Buku ini tipis, bahkan bisa selesai dalam sekali baca. Namun, isinya begitu berwarna sekaligus begitu muram sehingga pembaca akan mampu memahami penyebab dari perubahan besar yang menimpa Teratai. Segala intrik dan perseteruan antar istri digambarkan dengan begitu gamblang, yang menjelaskan penyebab mengapa pembaca sering kali kelelahan walau membaca buku tipis namun sangat muram ini.

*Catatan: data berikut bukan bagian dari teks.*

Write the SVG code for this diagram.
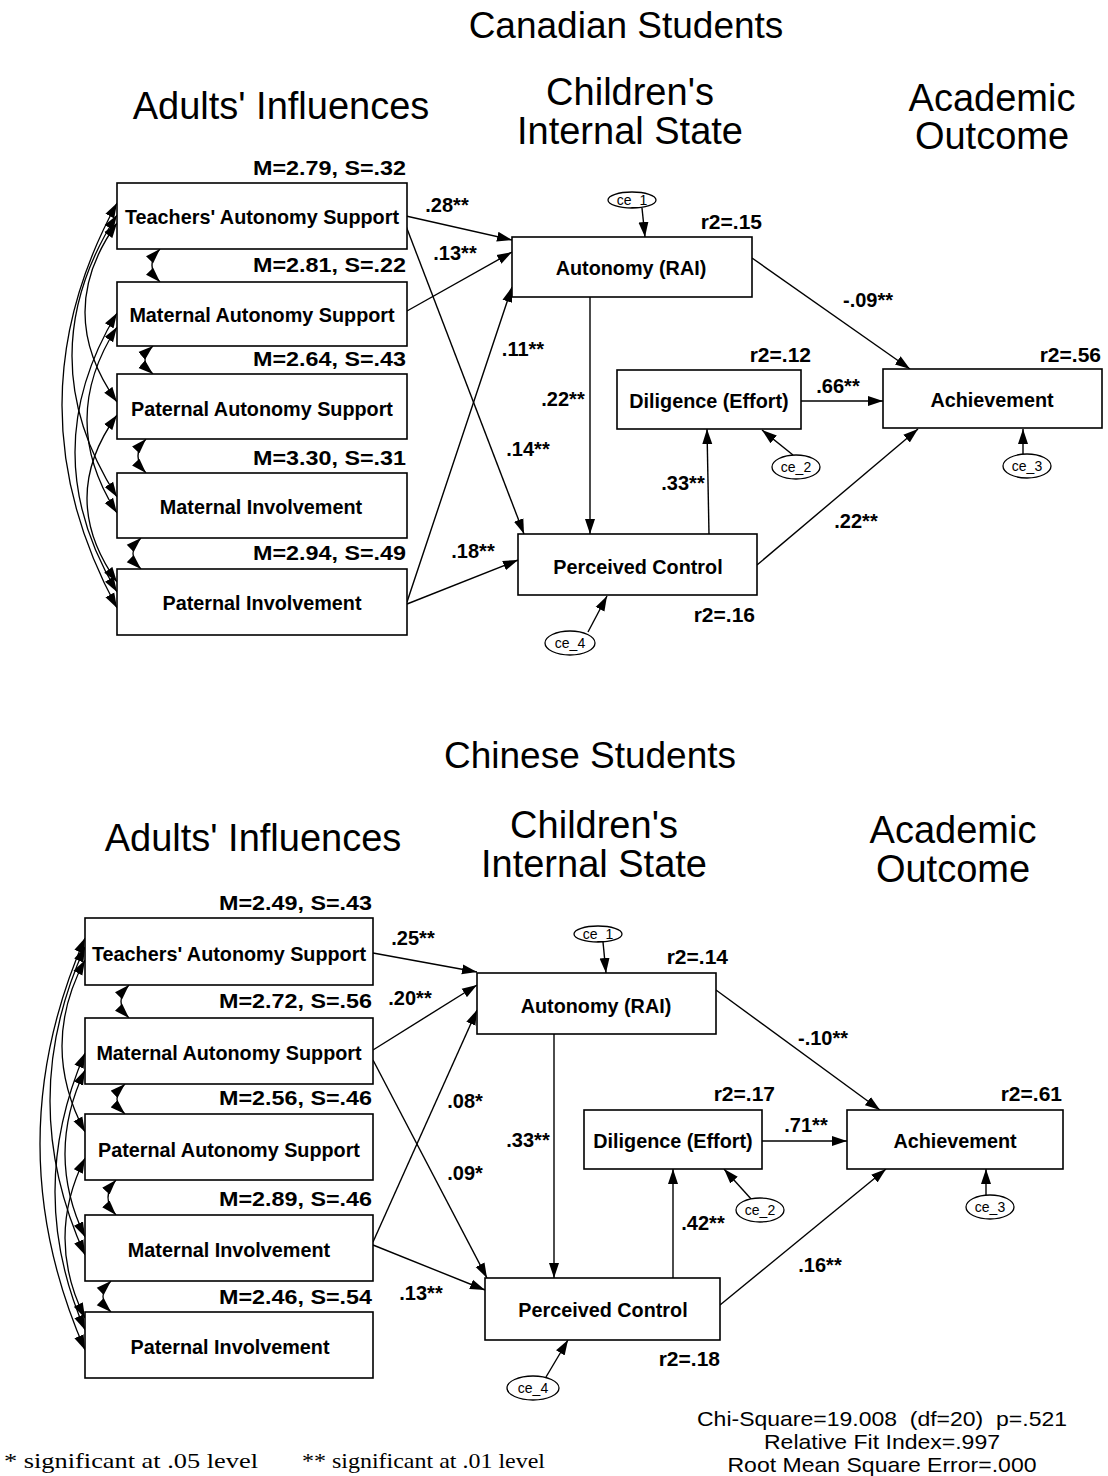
<svg xmlns="http://www.w3.org/2000/svg" width="1108" height="1476" viewBox="0 0 1108 1476">
  <defs>
    <marker id="ah" markerUnits="userSpaceOnUse" markerWidth="16" markerHeight="11" refX="15" refY="5.5" orient="auto-start-reverse">
      <path d="M0,0.5 L15,5.5 L0,10.5 z" fill="#000"/>
    </marker>
    <style>
      .box { fill: #fff; stroke: #000; stroke-width: 1.6; }
      .ell { fill: #fff; stroke: #000; stroke-width: 1.3; }
      .lbl { font-family: "Liberation Sans", Arial, sans-serif; font-weight: bold; font-size: 19.8px; text-anchor: middle; }
      .ms { font-family: "Liberation Sans", Arial, sans-serif; font-weight: bold; font-size: 21px; text-anchor: end; }
      .r2 { font-family: "Liberation Sans", Arial, sans-serif; font-weight: bold; font-size: 21px; text-anchor: end; }
      .coef { font-family: "Liberation Sans", Arial, sans-serif; font-weight: bold; font-size: 20px; text-anchor: middle; }
      .err { font-family: "Liberation Sans", Arial, sans-serif; font-size: 14px; text-anchor: middle; }
      .title { font-family: "Liberation Sans", Arial, sans-serif; font-size: 37px; text-anchor: middle; }
      .head { font-family: "Liberation Sans", Arial, sans-serif; font-size: 38px; text-anchor: middle; }
      .fit { font-family: "Liberation Sans", Arial, sans-serif; font-size: 21px; text-anchor: middle; white-space: pre; }
      .note { font-family: "Liberation Serif", "Times New Roman", serif; font-size: 22px; }
      .path { fill: none; stroke: #000; stroke-width: 1.4; marker-end: url(#ah); }
      .cov { fill: none; stroke: #000; stroke-width: 1.3; marker-start: url(#ah); marker-end: url(#ah); }
    </style>
  </defs>

  <rect width="1108" height="1476" fill="#fff"/>

  <!-- ===================== Canadian model ===================== -->
  <text class="title" x="626" y="38">Canadian Students</text>
  <text class="head" x="281" y="119">Adults' Influences</text>
  <text class="head" x="630" y="105">Children's</text>
  <text class="head" x="630" y="144">Internal State</text>
  <text class="head" x="992" y="111">Academic</text>
  <text class="head" x="992" y="149">Outcome</text>

  <g id="ca-connectors">
    <!-- covariances among adult influences -->
    <path class="cov" d="M117,203 Q7,405 117,608"/>
    <path class="cov" d="M117,215 Q27,356 117,497"/>
    <path class="cov" d="M117,223 Q53,312 117,402"/>
    <path class="cov" d="M117,313 Q33,452 117,592"/>
    <path class="cov" d="M117,327 Q57,420 117,513"/>
    <path class="cov" d="M117,415 Q57,498 117,582"/>
    <path class="cov" d="M160,249 Q144,265.5 160,282"/>
    <path class="cov" d="M153,346 Q137,360 153,374"/>
    <path class="cov" d="M146,439 Q130,456 146,473"/>
    <path class="cov" d="M141,538 Q125,553.5 141,569"/>
    <!-- structural paths -->
    <path class="path" d="M406,216 L512,240"/>
    <path class="path" d="M407,311 L512,252"/>
    <path class="path" d="M407,602 L512,287"/>
    <path class="path" d="M406,226 L524,534"/>
    <path class="path" d="M407,604 L518,560"/>
    <path class="path" d="M590,297 L590,534"/>
    <path class="path" d="M709,534 L707,429"/>
    <path class="path" d="M757,565 L918,429"/>
    <path class="path" d="M752,258 L910,369"/>
    <path class="path" d="M801,401 L883,401"/>
    <!-- residual errors -->
    <path class="path" d="M642,208 L645,237"/>
    <path class="path" d="M793,455 L762,430"/>
    <path class="path" d="M1023,454 L1023,429"/>
    <path class="path" d="M588,632 L607,596"/>
    <!-- coefficients -->
    <text class="coef" x="447" y="212">.28**</text>
    <text class="coef" x="455" y="260">.13**</text>
    <text class="coef" x="523" y="356">.11**</text>
    <text class="coef" x="563" y="406">.22**</text>
    <text class="coef" x="528" y="456">.14**</text>
    <text class="coef" x="683" y="490">.33**</text>
    <text class="coef" x="856" y="528">.22**</text>
    <text class="coef" x="868" y="307">-.09**</text>
    <text class="coef" x="838" y="393">.66**</text>
    <text class="coef" x="473" y="558">.18**</text>
  </g>

  <g id="ca-teachers-autonomy">
    <rect class="box" x="117" y="183" width="290" height="66"/>
    <text class="lbl" x="262" y="224">Teachers' Autonomy Support</text>
    <text class="ms" x="406" y="175" textLength="153" lengthAdjust="spacingAndGlyphs">M=2.79, S=.32</text>
  </g>
  <g id="ca-maternal-autonomy">
    <rect class="box" x="117" y="282" width="290" height="64"/>
    <text class="lbl" x="262" y="322">Maternal Autonomy Support</text>
    <text class="ms" x="406" y="272" textLength="153" lengthAdjust="spacingAndGlyphs">M=2.81, S=.22</text>
  </g>
  <g id="ca-paternal-autonomy">
    <rect class="box" x="117" y="374" width="290" height="65"/>
    <text class="lbl" x="262" y="416">Paternal Autonomy Support</text>
    <text class="ms" x="406" y="366" textLength="153" lengthAdjust="spacingAndGlyphs">M=2.64, S=.43</text>
  </g>
  <g id="ca-maternal-involvement">
    <rect class="box" x="117" y="473" width="290" height="65"/>
    <text class="lbl" x="261" y="514">Maternal Involvement</text>
    <text class="ms" x="406" y="465" textLength="153" lengthAdjust="spacingAndGlyphs">M=3.30, S=.31</text>
  </g>
  <g id="ca-paternal-involvement">
    <rect class="box" x="117" y="569" width="290" height="66"/>
    <text class="lbl" x="262" y="610">Paternal Involvement</text>
    <text class="ms" x="406" y="560" textLength="153" lengthAdjust="spacingAndGlyphs">M=2.94, S=.49</text>
  </g>
  <g id="ca-autonomy">
    <rect class="box" x="512" y="237" width="240" height="60"/>
    <text class="lbl" x="631" y="275">Autonomy (RAI)</text>
    <text class="r2" x="762" y="229">r2=.15</text>
  </g>
  <g id="ca-diligence">
    <rect class="box" x="617" y="370" width="184" height="59"/>
    <text class="lbl" x="709" y="408">Diligence (Effort)</text>
    <text class="r2" x="811" y="362">r2=.12</text>
  </g>
  <g id="ca-achievement">
    <rect class="box" x="883" y="369" width="219" height="59"/>
    <text class="lbl" x="992" y="407">Achievement</text>
    <text class="r2" x="1101" y="362">r2=.56</text>
  </g>
  <g id="ca-control">
    <rect class="box" x="518" y="534" width="239" height="61"/>
    <text class="lbl" x="638" y="574">Perceived Control</text>
    <text class="r2" x="755" y="622">r2=.16</text>
  </g>
  <g id="ca-ce1">
    <ellipse class="ell" cx="632" cy="200" rx="24" ry="8"/>
    <text class="err" x="632" y="205">ce_1</text>
  </g>
  <g id="ca-ce2">
    <ellipse class="ell" cx="796" cy="467" rx="24" ry="12"/>
    <text class="err" x="796" y="472">ce_2</text>
  </g>
  <g id="ca-ce3">
    <ellipse class="ell" cx="1027" cy="466" rx="24" ry="12"/>
    <text class="err" x="1027" y="471">ce_3</text>
  </g>
  <g id="ca-ce4">
    <ellipse class="ell" cx="570" cy="643" rx="25" ry="12"/>
    <text class="err" x="570" y="648">ce_4</text>
  </g>

  <!-- ===================== Chinese model ===================== -->
  <text class="title" x="590" y="768">Chinese Students</text>
  <text class="head" x="253" y="851">Adults' Influences</text>
  <text class="head" x="594" y="838">Children's</text>
  <text class="head" x="594" y="877">Internal State</text>
  <text class="head" x="953" y="843">Academic</text>
  <text class="head" x="953" y="882">Outcome</text>

  <g id="cn-connectors">
    <!-- covariances among adult influences -->
    <path class="cov" d="M85,938 Q-5,1144 85,1350"/>
    <path class="cov" d="M85,947 Q15,1101 85,1255"/>
    <path class="cov" d="M85,960 Q39,1046 85,1132"/>
    <path class="cov" d="M85,1053 Q25,1192 85,1330"/>
    <path class="cov" d="M85,1070 Q45,1154 85,1237"/>
    <path class="cov" d="M85,1158 Q45,1238 85,1318"/>
    <path class="cov" d="M129,985 Q113,1001.5 129,1018"/>
    <path class="cov" d="M125,1084 Q109,1099 125,1114"/>
    <path class="cov" d="M116,1180 Q100,1197.5 116,1215"/>
    <path class="cov" d="M111,1281 Q95,1296.5 111,1312"/>
    <!-- structural paths -->
    <path class="path" d="M373,953 L477,972"/>
    <path class="path" d="M373,1050 L477,985"/>
    <path class="path" d="M373,1242 L477,1010"/>
    <path class="path" d="M373,1060 L487,1278"/>
    <path class="path" d="M373,1245 L485,1290"/>
    <path class="path" d="M554,1034 L554,1278"/>
    <path class="path" d="M673,1278 L673,1169"/>
    <path class="path" d="M720,1305 L886,1169"/>
    <path class="path" d="M716,990 L880,1110"/>
    <path class="path" d="M762,1141 L847,1141"/>
    <!-- residual errors -->
    <path class="path" d="M603,942 L606,973"/>
    <path class="path" d="M752,1200 L724,1169"/>
    <path class="path" d="M986,1195 L986,1169"/>
    <path class="path" d="M546,1377 L568,1340"/>
    <!-- coefficients -->
    <text class="coef" x="413" y="945">.25**</text>
    <text class="coef" x="410" y="1005">.20**</text>
    <text class="coef" x="465" y="1108">.08*</text>
    <text class="coef" x="465" y="1180">.09*</text>
    <text class="coef" x="421" y="1300">.13**</text>
    <text class="coef" x="528" y="1147">.33**</text>
    <text class="coef" x="703" y="1230">.42**</text>
    <text class="coef" x="820" y="1272">.16**</text>
    <text class="coef" x="823" y="1045">-.10**</text>
    <text class="coef" x="806" y="1132">.71**</text>
  </g>

  <g id="cn-teachers-autonomy">
    <rect class="box" x="85" y="918" width="288" height="67"/>
    <text class="lbl" x="229" y="961">Teachers' Autonomy Support</text>
    <text class="ms" x="372" y="910" textLength="153" lengthAdjust="spacingAndGlyphs">M=2.49, S=.43</text>
  </g>
  <g id="cn-maternal-autonomy">
    <rect class="box" x="85" y="1018" width="288" height="66"/>
    <text class="lbl" x="229" y="1060">Maternal Autonomy Support</text>
    <text class="ms" x="372" y="1008" textLength="153" lengthAdjust="spacingAndGlyphs">M=2.72, S=.56</text>
  </g>
  <g id="cn-paternal-autonomy">
    <rect class="box" x="85" y="1114" width="288" height="66"/>
    <text class="lbl" x="229" y="1157">Paternal Autonomy Support</text>
    <text class="ms" x="372" y="1105" textLength="153" lengthAdjust="spacingAndGlyphs">M=2.56, S=.46</text>
  </g>
  <g id="cn-maternal-involvement">
    <rect class="box" x="85" y="1215" width="288" height="66"/>
    <text class="lbl" x="229" y="1257">Maternal Involvement</text>
    <text class="ms" x="372" y="1206" textLength="153" lengthAdjust="spacingAndGlyphs">M=2.89, S=.46</text>
  </g>
  <g id="cn-paternal-involvement">
    <rect class="box" x="85" y="1312" width="288" height="66"/>
    <text class="lbl" x="230" y="1354">Paternal Involvement</text>
    <text class="ms" x="372" y="1304" textLength="153" lengthAdjust="spacingAndGlyphs">M=2.46, S=.54</text>
  </g>
  <g id="cn-autonomy">
    <rect class="box" x="477" y="973" width="239" height="61"/>
    <text class="lbl" x="596" y="1013">Autonomy (RAI)</text>
    <text class="r2" x="728" y="964">r2=.14</text>
  </g>
  <g id="cn-diligence">
    <rect class="box" x="584" y="1110" width="178" height="59"/>
    <text class="lbl" x="673" y="1148">Diligence (Effort)</text>
    <text class="r2" x="775" y="1101">r2=.17</text>
  </g>
  <g id="cn-achievement">
    <rect class="box" x="847" y="1110" width="216" height="59"/>
    <text class="lbl" x="955" y="1148">Achievement</text>
    <text class="r2" x="1062" y="1101">r2=.61</text>
  </g>
  <g id="cn-control">
    <rect class="box" x="485" y="1278" width="235" height="62"/>
    <text class="lbl" x="603" y="1317">Perceived Control</text>
    <text class="r2" x="720" y="1366">r2=.18</text>
  </g>
  <g id="cn-ce1">
    <ellipse class="ell" cx="598" cy="934" rx="24" ry="8"/>
    <text class="err" x="598" y="939">ce_1</text>
  </g>
  <g id="cn-ce2">
    <ellipse class="ell" cx="760" cy="1210" rx="24" ry="12"/>
    <text class="err" x="760" y="1215">ce_2</text>
  </g>
  <g id="cn-ce3">
    <ellipse class="ell" cx="990" cy="1207" rx="24" ry="12"/>
    <text class="err" x="990" y="1212">ce_3</text>
  </g>
  <g id="cn-ce4">
    <ellipse class="ell" cx="533" cy="1388" rx="26" ry="12"/>
    <text class="err" x="533" y="1393">ce_4</text>
  </g>

  <!-- fit statistics and legend -->
  <text class="fit" x="882" y="1426" textLength="370" lengthAdjust="spacingAndGlyphs">Chi-Square=19.008  (df=20)  p=.521</text>
  <text class="fit" x="882" y="1449" textLength="236" lengthAdjust="spacingAndGlyphs">Relative Fit Index=.997</text>
  <text class="fit" x="882" y="1472" textLength="309" lengthAdjust="spacingAndGlyphs">Root Mean Square Error=.000</text>
  <text class="note" x="4" y="1468" textLength="254" lengthAdjust="spacingAndGlyphs">* significant at .05 level</text>
  <text class="note" x="302" y="1468" textLength="243" lengthAdjust="spacingAndGlyphs">** significant at .01 level</text>
</svg>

Saking muramnya sehingga buku tipis ini sendiri mampu membuat Teratai gila di halaman terakhir.

            Lewat kehidupan Teratai, Karang, Mega, dan Sukacita yang sepertinya begitu larut dalam dunia mereka yang sempit, yakni seputar kamar, taman, dan ruang makan, penulis seperti hendak mengkritik posisi perempuan yang (pernah) begitu direndahkan di China. Perempuan seolah tidak lebih dari sekadar alat pemuas nafsu pria, bukannya sebagai rekan sehidup-semati. Menikah seolah begitu mudah bagi seorang Tuan Besar seperti Chen sehingga ia mudah saya mengambil empat-lima istri atau (maaf)  menggoda pelayannya. Borok rumah tangga yang hanya dibangun lewat nafsu dan ketamakan didedahkan semua dengan begitu muram. Bahwa apapun yang dimulai dan didasari oleh niat buruk semata memang tidak akan menghasilkan sesuatu yang baik dan positif, termasuk dalam memilih istri dan memutuskan untuk berpoligami. Jika landasan dan alasannya kurang tepat, maka bencana lah yang akan datang.